* EXERCISE OBJECTIVE: Copy out every line that contains "this".
Begin EXTRACTED DATA
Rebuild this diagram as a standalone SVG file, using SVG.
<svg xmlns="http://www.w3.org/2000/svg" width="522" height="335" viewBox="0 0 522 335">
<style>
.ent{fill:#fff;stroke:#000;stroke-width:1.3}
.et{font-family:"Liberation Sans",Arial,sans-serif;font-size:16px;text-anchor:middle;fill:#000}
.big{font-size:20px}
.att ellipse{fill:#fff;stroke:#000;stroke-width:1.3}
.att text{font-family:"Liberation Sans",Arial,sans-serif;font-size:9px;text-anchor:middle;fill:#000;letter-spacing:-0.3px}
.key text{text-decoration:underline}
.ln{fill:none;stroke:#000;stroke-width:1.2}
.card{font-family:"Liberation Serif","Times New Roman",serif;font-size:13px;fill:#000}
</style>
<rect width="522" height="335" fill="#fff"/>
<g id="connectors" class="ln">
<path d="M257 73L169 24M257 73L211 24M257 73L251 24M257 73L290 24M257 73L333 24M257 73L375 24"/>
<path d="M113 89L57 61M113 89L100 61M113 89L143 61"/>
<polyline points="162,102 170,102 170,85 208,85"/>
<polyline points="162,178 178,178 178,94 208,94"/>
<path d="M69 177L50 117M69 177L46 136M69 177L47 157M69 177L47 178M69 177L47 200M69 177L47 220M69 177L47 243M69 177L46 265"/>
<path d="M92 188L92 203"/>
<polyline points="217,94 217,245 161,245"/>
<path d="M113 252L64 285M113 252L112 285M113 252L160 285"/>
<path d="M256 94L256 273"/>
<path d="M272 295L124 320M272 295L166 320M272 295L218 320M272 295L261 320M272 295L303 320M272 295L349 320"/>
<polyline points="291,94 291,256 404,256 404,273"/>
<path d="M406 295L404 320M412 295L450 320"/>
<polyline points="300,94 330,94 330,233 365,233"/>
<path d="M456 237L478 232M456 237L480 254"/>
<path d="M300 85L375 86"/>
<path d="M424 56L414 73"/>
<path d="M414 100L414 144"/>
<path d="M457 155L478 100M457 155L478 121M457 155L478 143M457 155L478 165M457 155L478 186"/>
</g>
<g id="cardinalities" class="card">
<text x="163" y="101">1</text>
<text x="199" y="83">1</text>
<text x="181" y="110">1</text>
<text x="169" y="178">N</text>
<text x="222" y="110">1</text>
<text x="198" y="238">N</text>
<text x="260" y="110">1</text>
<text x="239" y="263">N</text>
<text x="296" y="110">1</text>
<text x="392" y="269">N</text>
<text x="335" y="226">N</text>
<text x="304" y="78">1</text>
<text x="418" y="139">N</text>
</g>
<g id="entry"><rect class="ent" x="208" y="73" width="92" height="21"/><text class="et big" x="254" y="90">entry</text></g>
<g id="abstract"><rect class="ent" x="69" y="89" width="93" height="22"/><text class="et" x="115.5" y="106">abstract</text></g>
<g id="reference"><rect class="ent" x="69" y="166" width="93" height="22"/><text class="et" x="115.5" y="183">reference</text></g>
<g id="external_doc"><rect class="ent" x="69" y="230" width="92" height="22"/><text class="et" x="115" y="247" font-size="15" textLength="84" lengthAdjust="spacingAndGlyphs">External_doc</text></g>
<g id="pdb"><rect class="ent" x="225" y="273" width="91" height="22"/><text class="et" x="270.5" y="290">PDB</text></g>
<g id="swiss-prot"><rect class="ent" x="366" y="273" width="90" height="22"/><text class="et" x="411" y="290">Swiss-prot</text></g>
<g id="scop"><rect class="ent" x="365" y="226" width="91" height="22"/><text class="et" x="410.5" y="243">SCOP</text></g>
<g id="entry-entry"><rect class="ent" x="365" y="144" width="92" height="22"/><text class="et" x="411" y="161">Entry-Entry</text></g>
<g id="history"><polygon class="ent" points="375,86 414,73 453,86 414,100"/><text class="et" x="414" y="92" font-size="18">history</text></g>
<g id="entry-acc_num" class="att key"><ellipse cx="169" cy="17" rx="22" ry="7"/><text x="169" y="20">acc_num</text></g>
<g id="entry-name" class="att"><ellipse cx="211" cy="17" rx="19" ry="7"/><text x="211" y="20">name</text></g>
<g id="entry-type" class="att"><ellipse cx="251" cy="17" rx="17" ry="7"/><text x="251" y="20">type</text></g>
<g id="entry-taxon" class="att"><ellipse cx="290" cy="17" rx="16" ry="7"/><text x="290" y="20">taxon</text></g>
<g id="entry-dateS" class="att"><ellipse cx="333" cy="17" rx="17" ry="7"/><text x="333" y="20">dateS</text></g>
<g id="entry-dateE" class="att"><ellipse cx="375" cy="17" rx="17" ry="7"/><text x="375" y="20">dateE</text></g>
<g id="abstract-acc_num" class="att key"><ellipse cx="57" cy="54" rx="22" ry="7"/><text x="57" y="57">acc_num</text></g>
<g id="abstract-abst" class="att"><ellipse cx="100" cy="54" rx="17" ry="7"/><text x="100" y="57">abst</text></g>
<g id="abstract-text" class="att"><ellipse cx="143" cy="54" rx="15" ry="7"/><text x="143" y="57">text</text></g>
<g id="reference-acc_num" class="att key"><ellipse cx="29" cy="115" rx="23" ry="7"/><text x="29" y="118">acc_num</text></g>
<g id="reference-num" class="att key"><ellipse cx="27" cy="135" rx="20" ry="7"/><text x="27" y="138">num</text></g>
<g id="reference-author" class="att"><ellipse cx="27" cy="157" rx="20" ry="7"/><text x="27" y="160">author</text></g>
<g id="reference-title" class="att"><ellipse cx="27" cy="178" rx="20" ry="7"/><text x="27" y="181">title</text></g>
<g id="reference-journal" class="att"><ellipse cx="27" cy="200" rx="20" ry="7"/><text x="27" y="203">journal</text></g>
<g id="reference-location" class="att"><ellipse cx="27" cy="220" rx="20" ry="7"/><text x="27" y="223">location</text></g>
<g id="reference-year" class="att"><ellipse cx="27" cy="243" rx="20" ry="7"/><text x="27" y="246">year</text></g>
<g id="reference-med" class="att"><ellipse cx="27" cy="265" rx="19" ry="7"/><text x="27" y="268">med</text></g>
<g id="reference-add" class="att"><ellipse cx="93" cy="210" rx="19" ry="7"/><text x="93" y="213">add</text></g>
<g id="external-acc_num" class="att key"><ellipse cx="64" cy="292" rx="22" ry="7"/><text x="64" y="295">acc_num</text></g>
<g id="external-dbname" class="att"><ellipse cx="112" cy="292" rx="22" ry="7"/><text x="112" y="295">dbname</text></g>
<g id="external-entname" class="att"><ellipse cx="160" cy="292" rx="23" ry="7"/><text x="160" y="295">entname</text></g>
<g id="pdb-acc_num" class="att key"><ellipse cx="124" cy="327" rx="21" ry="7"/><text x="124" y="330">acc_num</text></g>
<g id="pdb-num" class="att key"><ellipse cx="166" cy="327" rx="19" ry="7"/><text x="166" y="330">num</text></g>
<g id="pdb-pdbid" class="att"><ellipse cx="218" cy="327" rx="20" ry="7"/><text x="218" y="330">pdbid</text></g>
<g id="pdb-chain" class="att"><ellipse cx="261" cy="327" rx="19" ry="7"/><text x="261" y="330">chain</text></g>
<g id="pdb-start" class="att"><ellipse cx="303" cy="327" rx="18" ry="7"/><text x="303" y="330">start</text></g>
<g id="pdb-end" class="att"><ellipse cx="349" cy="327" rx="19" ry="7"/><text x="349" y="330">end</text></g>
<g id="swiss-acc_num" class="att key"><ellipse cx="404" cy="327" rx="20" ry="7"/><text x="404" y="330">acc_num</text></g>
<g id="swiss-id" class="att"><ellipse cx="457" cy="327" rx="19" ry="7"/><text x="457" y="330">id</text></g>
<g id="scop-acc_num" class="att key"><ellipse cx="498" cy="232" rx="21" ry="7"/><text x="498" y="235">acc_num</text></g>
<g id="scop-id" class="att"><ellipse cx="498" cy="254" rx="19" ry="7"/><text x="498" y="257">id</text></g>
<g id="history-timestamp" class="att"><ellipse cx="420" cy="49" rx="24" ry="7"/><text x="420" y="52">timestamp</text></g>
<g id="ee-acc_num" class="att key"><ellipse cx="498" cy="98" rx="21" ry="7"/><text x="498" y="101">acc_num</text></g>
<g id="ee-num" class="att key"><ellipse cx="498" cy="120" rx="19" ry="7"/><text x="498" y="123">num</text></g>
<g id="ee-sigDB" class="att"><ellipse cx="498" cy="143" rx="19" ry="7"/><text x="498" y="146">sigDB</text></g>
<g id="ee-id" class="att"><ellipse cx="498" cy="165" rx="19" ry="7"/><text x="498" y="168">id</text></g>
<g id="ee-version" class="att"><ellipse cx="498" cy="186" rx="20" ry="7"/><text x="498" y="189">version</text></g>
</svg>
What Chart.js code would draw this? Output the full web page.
End EXTRACTED DATA
* REPLY:
Rebuild this diagram as a standalone SVG file, using SVG.
What Chart.js code would draw this? Output the full web page.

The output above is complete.